• [RECORDS SUPPLIED]

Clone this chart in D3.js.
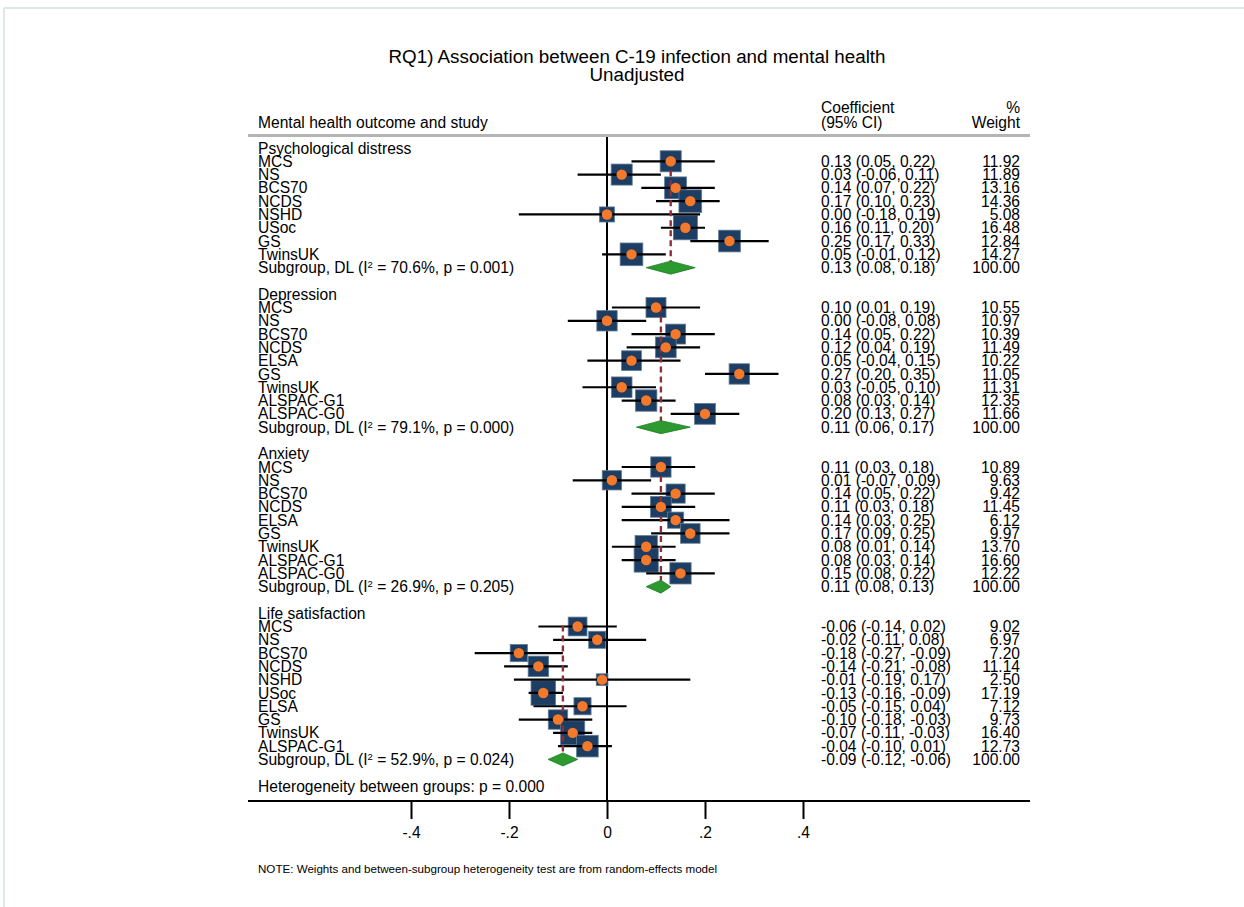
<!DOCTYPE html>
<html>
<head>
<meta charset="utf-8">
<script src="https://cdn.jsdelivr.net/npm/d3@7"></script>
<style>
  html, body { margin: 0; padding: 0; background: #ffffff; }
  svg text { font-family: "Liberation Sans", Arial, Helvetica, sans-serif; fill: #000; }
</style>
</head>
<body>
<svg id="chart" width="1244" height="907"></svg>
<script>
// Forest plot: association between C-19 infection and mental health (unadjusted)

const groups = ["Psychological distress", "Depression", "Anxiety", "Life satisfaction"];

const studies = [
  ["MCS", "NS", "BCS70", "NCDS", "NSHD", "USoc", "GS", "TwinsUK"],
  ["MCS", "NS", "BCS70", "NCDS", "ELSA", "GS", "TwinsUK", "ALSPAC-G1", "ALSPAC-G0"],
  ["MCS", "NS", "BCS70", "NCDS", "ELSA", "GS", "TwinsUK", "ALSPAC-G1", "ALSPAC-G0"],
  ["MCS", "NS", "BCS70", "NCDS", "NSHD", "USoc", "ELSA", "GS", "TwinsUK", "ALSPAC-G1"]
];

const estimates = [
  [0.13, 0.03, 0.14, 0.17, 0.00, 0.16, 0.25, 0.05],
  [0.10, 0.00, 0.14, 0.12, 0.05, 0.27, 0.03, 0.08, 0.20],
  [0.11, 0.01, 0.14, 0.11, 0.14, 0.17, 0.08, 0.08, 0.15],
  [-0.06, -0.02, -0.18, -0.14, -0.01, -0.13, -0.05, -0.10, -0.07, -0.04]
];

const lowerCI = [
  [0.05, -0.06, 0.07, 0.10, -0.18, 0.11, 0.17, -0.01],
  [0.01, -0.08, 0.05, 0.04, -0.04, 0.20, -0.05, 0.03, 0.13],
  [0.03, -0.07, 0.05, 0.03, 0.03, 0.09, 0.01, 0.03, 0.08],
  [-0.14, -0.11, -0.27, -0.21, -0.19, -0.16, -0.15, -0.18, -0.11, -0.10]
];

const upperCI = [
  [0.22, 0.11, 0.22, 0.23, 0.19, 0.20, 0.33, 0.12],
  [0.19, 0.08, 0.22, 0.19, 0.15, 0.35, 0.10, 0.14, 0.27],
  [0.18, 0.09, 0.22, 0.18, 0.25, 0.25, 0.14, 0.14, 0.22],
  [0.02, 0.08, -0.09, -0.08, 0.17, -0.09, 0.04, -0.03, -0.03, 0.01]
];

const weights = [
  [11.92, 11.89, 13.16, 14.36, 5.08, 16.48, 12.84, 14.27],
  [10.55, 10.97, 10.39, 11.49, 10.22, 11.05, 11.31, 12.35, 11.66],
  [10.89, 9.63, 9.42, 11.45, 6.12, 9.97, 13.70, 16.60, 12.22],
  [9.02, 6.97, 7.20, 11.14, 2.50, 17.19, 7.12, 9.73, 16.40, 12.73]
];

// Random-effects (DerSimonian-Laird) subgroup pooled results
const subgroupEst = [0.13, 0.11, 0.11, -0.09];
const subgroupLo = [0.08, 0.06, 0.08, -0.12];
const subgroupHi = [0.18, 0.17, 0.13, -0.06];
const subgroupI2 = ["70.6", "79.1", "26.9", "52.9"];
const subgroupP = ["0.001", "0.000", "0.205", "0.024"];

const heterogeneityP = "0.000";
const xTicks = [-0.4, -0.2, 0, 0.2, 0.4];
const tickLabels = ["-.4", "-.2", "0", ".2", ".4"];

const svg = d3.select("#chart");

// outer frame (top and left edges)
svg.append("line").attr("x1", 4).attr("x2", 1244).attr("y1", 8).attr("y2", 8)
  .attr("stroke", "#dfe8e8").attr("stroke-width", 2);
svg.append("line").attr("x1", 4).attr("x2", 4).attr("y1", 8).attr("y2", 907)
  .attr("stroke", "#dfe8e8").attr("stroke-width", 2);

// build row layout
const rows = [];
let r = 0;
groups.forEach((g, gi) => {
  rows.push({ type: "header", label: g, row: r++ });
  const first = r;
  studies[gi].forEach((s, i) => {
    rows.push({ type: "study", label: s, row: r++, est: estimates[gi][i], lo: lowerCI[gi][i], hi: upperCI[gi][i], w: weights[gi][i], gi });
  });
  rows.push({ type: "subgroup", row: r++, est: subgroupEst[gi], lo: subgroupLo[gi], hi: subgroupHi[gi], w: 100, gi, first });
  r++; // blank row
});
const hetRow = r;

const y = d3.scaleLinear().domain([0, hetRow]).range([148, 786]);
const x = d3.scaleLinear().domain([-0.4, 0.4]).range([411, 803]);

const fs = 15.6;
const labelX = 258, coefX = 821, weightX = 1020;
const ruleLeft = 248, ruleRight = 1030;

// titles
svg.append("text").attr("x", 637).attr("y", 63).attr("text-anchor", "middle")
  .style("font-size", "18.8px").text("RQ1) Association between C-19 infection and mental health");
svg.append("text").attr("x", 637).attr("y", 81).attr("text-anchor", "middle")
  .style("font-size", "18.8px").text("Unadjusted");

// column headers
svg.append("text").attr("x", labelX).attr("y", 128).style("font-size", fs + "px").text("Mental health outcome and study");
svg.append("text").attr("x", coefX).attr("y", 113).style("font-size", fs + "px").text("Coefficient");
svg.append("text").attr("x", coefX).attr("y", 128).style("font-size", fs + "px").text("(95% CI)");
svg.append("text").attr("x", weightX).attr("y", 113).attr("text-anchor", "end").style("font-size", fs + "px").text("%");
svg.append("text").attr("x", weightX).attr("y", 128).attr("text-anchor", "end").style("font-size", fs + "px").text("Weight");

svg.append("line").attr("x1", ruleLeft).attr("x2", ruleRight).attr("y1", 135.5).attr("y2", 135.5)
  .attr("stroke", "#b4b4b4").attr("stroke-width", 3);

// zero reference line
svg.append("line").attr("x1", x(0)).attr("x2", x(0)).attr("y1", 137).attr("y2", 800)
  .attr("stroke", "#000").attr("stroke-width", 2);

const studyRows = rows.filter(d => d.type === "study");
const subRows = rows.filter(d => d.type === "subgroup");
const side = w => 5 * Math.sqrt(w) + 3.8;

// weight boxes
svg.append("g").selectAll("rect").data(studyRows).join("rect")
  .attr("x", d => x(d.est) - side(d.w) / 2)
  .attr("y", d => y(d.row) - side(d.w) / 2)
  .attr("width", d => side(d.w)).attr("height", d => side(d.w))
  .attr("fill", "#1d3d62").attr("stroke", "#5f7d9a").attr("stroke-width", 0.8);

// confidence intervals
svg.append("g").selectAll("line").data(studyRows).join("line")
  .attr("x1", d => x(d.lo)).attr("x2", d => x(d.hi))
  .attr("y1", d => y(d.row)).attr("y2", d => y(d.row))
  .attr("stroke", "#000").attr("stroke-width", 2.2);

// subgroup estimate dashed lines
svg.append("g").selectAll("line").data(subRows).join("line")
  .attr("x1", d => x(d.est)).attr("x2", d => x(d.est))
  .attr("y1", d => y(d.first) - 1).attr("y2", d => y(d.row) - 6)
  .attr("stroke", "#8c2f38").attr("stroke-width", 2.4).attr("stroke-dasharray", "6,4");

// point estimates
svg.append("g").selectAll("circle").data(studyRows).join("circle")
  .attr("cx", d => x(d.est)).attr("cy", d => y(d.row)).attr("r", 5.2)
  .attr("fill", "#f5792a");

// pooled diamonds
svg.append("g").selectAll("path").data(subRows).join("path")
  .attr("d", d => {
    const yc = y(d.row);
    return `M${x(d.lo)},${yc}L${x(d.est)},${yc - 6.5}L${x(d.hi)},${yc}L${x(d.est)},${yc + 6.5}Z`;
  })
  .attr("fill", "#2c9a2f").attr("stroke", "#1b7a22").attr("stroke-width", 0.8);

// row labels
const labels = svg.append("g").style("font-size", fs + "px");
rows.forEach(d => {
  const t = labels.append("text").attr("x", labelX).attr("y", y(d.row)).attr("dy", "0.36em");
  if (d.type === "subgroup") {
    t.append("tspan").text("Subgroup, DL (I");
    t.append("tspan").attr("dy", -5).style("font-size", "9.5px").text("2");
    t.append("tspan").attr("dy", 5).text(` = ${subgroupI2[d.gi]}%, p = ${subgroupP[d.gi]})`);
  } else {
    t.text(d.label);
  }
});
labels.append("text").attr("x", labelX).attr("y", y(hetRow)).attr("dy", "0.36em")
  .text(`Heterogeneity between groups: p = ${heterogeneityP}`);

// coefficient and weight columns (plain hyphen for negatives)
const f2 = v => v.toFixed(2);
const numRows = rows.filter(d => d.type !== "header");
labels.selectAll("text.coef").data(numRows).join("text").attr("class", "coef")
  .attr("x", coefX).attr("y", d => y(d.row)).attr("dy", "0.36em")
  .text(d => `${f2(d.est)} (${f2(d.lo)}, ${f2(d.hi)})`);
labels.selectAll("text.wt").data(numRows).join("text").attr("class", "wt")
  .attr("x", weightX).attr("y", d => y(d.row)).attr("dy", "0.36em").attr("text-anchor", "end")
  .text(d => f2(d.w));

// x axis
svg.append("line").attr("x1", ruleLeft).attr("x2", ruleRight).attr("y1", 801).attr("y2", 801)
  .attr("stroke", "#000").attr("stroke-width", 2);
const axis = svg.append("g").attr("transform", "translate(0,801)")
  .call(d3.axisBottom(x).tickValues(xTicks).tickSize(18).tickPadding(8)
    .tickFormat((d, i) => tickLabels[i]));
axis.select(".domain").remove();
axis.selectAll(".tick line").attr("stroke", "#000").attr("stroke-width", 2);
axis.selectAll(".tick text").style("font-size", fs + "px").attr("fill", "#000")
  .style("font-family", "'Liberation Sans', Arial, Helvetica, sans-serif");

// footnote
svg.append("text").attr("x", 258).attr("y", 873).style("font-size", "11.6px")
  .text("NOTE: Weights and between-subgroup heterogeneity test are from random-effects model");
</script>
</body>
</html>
---
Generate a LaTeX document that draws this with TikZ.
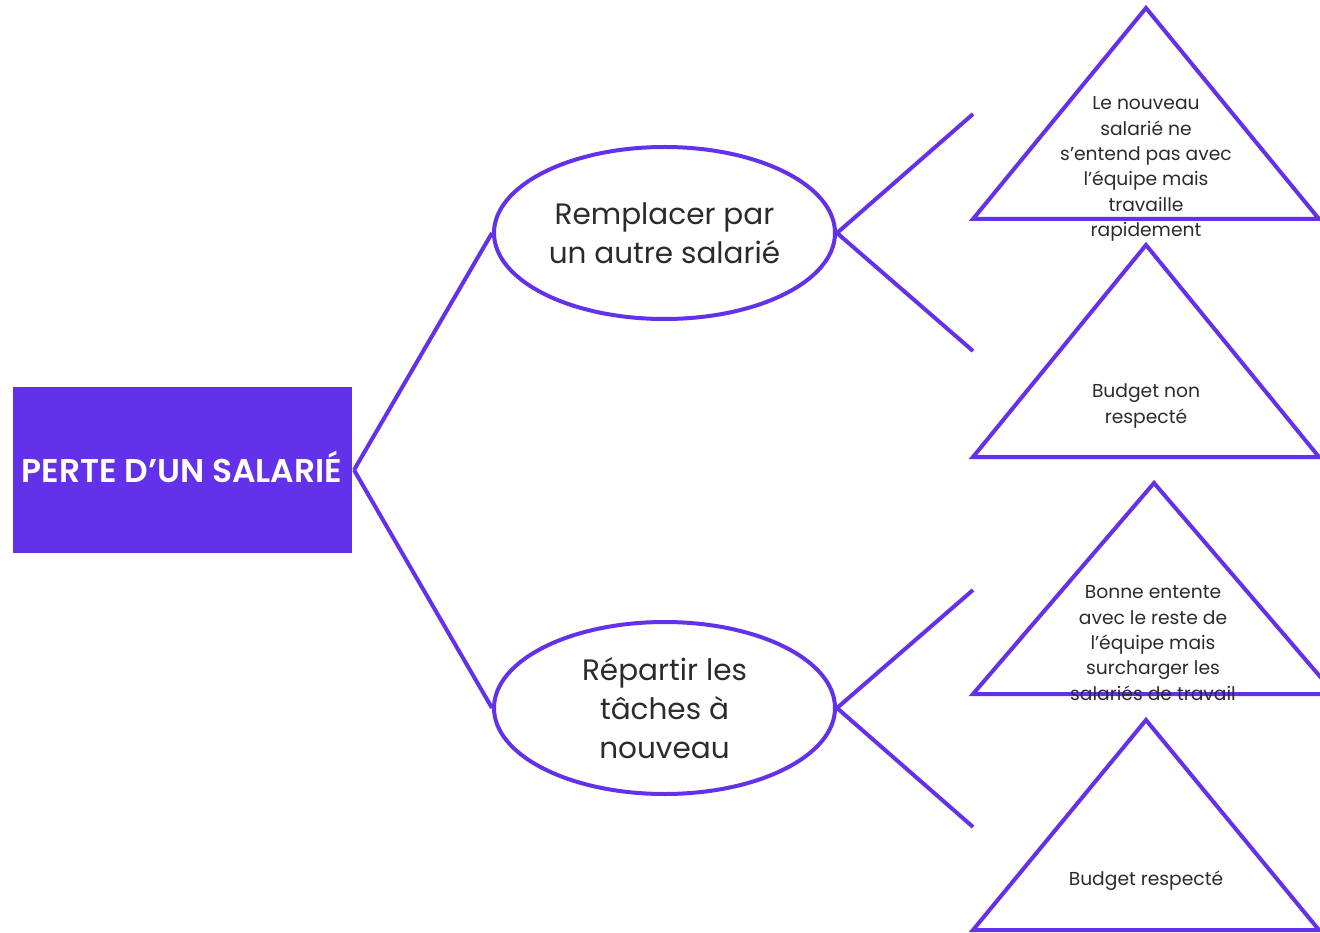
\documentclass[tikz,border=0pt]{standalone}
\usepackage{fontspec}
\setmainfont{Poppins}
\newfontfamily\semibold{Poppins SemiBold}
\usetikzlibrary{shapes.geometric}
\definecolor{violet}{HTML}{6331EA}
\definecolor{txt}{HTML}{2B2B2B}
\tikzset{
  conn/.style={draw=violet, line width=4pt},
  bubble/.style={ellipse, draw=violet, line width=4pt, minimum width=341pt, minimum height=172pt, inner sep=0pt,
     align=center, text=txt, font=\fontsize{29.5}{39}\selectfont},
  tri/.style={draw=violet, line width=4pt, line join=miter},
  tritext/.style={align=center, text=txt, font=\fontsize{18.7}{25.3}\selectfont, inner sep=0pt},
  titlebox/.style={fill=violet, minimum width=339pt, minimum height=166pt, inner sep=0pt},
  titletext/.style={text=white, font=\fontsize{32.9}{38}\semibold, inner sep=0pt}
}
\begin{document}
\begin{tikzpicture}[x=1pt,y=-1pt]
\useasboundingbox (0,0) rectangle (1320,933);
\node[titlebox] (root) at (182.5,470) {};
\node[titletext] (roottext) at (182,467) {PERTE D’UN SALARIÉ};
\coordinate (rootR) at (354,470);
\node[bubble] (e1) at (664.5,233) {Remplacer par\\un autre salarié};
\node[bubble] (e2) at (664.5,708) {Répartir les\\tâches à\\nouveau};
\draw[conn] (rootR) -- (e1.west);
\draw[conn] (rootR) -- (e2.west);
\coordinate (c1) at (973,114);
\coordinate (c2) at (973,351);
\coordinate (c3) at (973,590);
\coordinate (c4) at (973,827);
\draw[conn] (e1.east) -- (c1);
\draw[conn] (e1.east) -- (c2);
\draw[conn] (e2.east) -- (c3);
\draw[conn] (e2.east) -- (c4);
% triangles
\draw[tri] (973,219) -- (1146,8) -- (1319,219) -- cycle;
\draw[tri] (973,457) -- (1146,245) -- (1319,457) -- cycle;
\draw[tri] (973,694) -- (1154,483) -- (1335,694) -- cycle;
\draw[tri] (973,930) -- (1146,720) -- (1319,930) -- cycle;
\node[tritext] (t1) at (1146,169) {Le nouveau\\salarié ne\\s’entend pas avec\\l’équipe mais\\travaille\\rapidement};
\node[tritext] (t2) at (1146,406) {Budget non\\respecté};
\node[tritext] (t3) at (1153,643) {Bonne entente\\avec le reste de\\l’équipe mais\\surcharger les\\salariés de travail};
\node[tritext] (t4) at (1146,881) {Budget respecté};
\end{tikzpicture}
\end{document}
---
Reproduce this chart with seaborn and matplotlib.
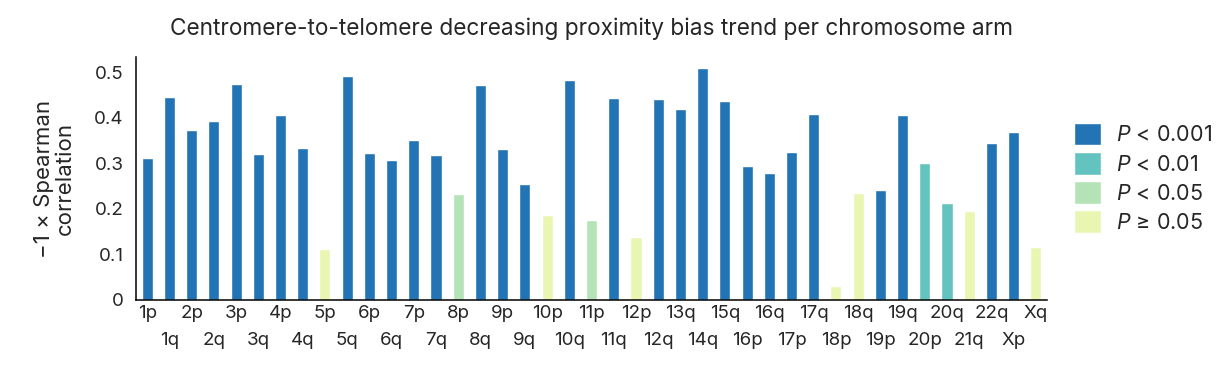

• [TASK DIRECTIONS] Begin at the line that has "Clone this chart in D3.js.", stop after the line that has "mental health (unadjusted)", and reproduce every line between them exactly and nothing else. Pictures stay out of the copy.

• [REPLY TO THE TASK]
Clone this chart in D3.js.
<!DOCTYPE html>
<html>
<head>
<meta charset="utf-8">
<script src="https://cdn.jsdelivr.net/npm/d3@7"></script>
<style>
  html, body { margin: 0; padding: 0; background: #ffffff; }
  svg text { font-family: "Liberation Sans", Arial, Helvetica, sans-serif; fill: #000; }
</style>
</head>
<body>
<svg id="chart" width="1244" height="907"></svg>
<script>
// Forest plot: association between C-19 infection and mental health (unadjusted)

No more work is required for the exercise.